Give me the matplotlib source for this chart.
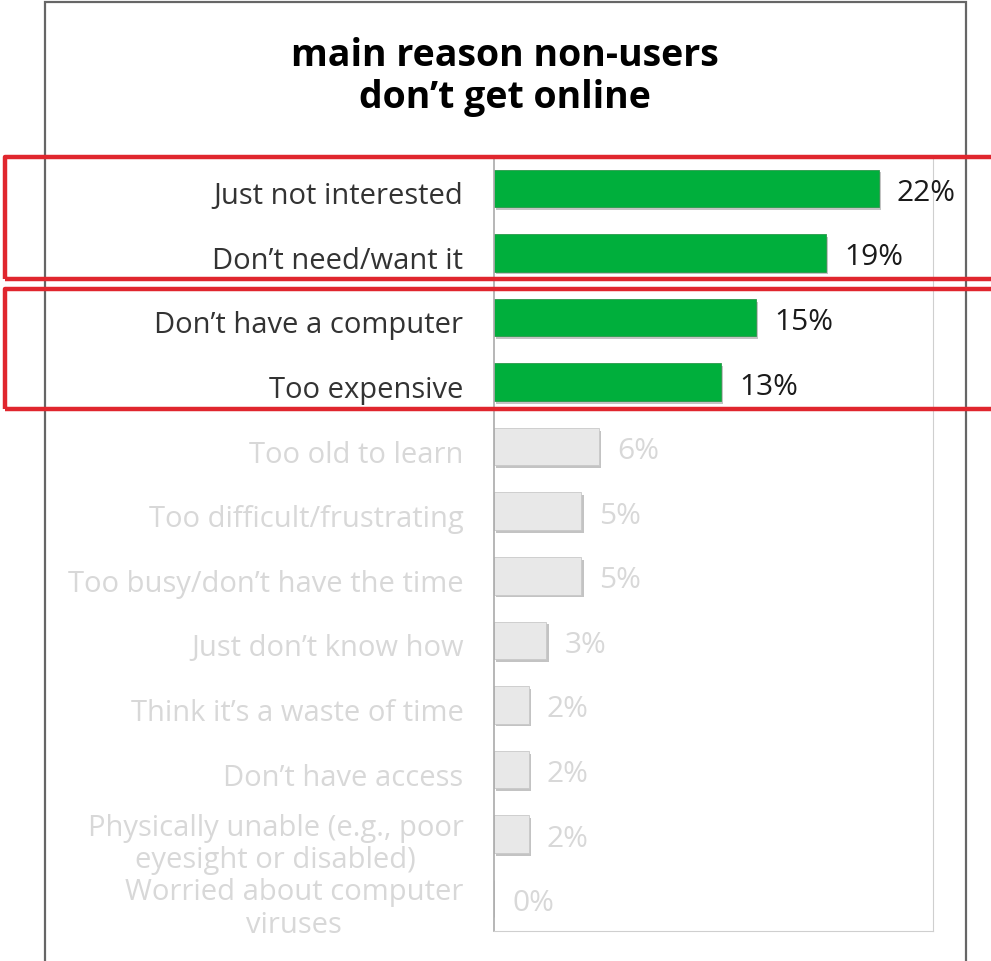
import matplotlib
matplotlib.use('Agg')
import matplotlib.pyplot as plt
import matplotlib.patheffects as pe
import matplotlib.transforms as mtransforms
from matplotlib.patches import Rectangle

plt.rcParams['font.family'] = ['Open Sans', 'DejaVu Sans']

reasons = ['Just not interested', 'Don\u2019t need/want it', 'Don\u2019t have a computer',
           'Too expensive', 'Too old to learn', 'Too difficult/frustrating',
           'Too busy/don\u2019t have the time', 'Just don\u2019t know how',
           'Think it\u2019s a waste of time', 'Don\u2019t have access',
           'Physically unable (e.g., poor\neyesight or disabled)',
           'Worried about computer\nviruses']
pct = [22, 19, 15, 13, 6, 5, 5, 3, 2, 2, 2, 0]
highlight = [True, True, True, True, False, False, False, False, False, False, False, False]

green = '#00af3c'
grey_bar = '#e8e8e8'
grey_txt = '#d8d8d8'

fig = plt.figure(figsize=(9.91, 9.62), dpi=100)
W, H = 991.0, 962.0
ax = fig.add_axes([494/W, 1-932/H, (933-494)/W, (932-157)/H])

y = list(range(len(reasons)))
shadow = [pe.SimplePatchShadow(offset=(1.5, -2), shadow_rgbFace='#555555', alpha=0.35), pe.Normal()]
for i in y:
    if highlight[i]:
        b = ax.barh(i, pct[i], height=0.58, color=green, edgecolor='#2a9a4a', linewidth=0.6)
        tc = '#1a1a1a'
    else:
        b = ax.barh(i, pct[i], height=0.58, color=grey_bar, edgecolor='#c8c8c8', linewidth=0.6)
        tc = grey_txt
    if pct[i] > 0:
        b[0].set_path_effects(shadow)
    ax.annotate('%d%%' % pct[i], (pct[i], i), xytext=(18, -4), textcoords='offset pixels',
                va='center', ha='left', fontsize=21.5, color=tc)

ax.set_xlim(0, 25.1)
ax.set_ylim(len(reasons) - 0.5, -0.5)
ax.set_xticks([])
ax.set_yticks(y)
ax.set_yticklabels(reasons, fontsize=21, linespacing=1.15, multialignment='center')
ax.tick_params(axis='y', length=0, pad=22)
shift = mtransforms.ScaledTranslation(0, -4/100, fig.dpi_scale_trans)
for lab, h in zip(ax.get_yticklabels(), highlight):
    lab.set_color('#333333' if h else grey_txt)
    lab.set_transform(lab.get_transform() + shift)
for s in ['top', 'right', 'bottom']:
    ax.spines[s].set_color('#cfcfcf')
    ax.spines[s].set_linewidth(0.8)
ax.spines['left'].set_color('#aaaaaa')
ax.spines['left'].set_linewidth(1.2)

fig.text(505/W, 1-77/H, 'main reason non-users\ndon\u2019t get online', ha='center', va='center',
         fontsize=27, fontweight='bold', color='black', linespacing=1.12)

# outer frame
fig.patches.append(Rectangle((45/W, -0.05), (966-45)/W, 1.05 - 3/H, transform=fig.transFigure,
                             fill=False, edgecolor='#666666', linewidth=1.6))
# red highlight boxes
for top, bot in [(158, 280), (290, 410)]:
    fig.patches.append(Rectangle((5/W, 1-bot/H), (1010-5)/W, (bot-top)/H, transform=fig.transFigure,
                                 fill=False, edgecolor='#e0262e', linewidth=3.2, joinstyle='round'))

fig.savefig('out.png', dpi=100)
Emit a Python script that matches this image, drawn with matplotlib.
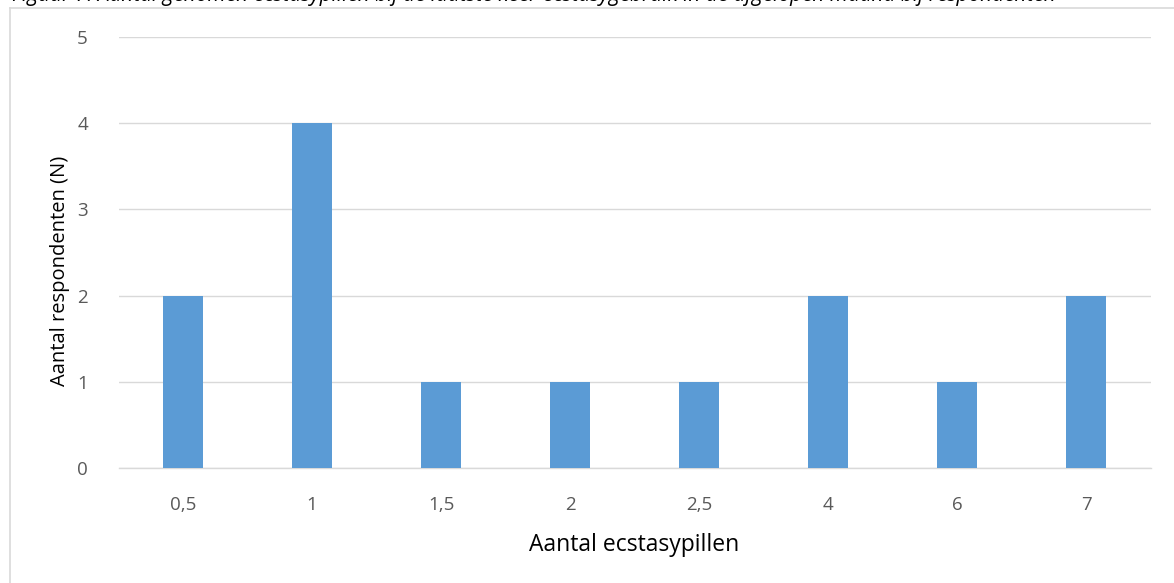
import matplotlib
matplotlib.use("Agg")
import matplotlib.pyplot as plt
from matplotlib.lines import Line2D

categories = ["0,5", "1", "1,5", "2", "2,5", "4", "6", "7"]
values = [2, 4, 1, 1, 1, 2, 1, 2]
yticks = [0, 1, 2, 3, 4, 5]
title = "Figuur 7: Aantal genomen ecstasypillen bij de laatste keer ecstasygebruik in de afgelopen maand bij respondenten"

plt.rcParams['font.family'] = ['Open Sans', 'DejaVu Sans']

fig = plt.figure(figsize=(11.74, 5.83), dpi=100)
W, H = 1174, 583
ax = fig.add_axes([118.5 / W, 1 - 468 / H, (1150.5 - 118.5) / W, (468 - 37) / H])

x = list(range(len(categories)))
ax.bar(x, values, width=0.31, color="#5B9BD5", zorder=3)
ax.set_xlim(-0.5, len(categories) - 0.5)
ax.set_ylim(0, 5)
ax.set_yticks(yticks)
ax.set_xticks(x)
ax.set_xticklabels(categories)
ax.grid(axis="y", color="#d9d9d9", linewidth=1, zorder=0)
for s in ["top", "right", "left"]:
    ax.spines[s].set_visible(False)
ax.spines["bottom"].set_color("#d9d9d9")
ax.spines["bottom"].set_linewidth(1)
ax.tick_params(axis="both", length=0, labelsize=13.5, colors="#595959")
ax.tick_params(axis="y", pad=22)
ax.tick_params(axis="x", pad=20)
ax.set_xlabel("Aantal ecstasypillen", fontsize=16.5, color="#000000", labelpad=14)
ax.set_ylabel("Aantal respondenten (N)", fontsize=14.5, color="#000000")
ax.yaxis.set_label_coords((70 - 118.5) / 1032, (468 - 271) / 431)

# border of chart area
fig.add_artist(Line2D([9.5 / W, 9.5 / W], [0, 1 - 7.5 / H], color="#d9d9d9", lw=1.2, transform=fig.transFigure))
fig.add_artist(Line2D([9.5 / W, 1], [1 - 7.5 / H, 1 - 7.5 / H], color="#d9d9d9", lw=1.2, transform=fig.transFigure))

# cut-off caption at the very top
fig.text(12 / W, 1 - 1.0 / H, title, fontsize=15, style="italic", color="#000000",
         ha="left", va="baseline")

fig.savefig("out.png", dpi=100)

- Task directions
Look over the listing. Pull out every line with the string "this" in it.

- Completed exercise
Give me the matplotlib source for this chart.
Emit a Python script that matches this image, drawn with matplotlib.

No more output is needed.